En ‘Ocho apellidos catalanes’ la historia gira en torno a los esfuerzos de sus protagonistas para que el personaje que interpreta Rosa María Sardá crea que Cataluña ya es una república independiente –¡por fin!– en la que va a tener lugar la boda su hijo. Pero para ello es necesario que «los españoles» que viven en el pueblo desaparezcan durante la ceremonia de la boda y se recluyan en el bar de la localidad a cambio de jamón gratis y en cantidades ilimitadas. En ‘Goodbye Lenin’ es el hijo de una ferviente comunista que despierta de un coma después de que haya caído el Muro de Berlín el que hace esfuerzos ímprobos para que su madre, postrada en la cama, siga creyendo que nada ha cambiado y que la República Democrática Alemana se mantiene en pie. Naturalmente que el hijo tiene que empezar por impedir que su madre vea desde su cama un gigantesco anuncio de CocaCola que certifica el fin de la RDA. Torra no es tanto el hijo en ‘Goodbye Lenin’ sino quien en ‘Ocho apellidos catalanes’ y sin concesiones al humor sabe que para que el delirio sea eficaz «los españoles» tienen que desaparecer de la escena porque de lo contrario estropearán la fiesta.
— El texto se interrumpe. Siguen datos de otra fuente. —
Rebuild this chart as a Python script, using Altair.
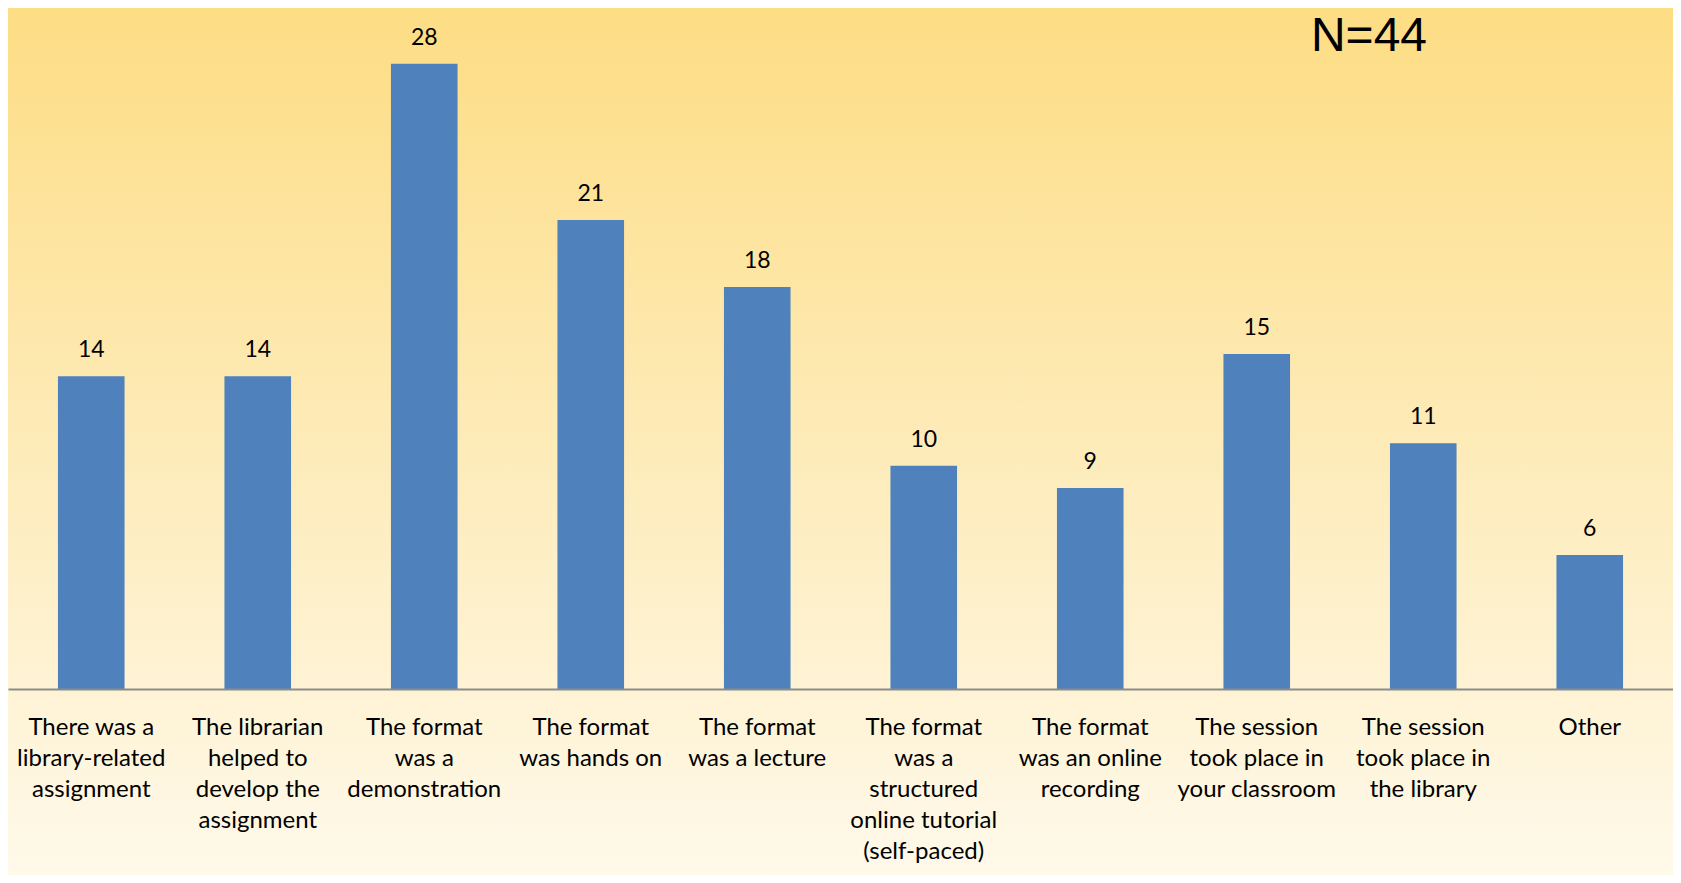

El nacionalismo radicalizado en Cataluña ha llegado de la mano de Torra a este punto irreductible de máxima degradación en el que ya exterioriza que su proyecto solo es posible mediante la exclusión y la cancelación del pluralismo. Por eso, la construcción del delirio, de esa ficción que se pretende vivir como real, sólo puede hacerse a costa de la fractura social y de la ruptura interna. La elección de Torra es mucho más que irritante en la situación actual y solo puede obedecer a esta apuesta radical y divisiva que ha hecho el nacionalismo catalán y que, con todas las acomodaciones tácticas que se quiera, manda el mensaje de que la quiere llevar hasta el final. Y, aún así, los xenófobos seguirán hablando de «catalanofobia» y, al mismo tiempo que exhiben sus pulsiones supremacistas, argumentarán en términos democráticos sobre el derecho a decidir» mientras la política en el otro lado, sin saber reconocerlos, espera paciente a que lleguen los «hechos».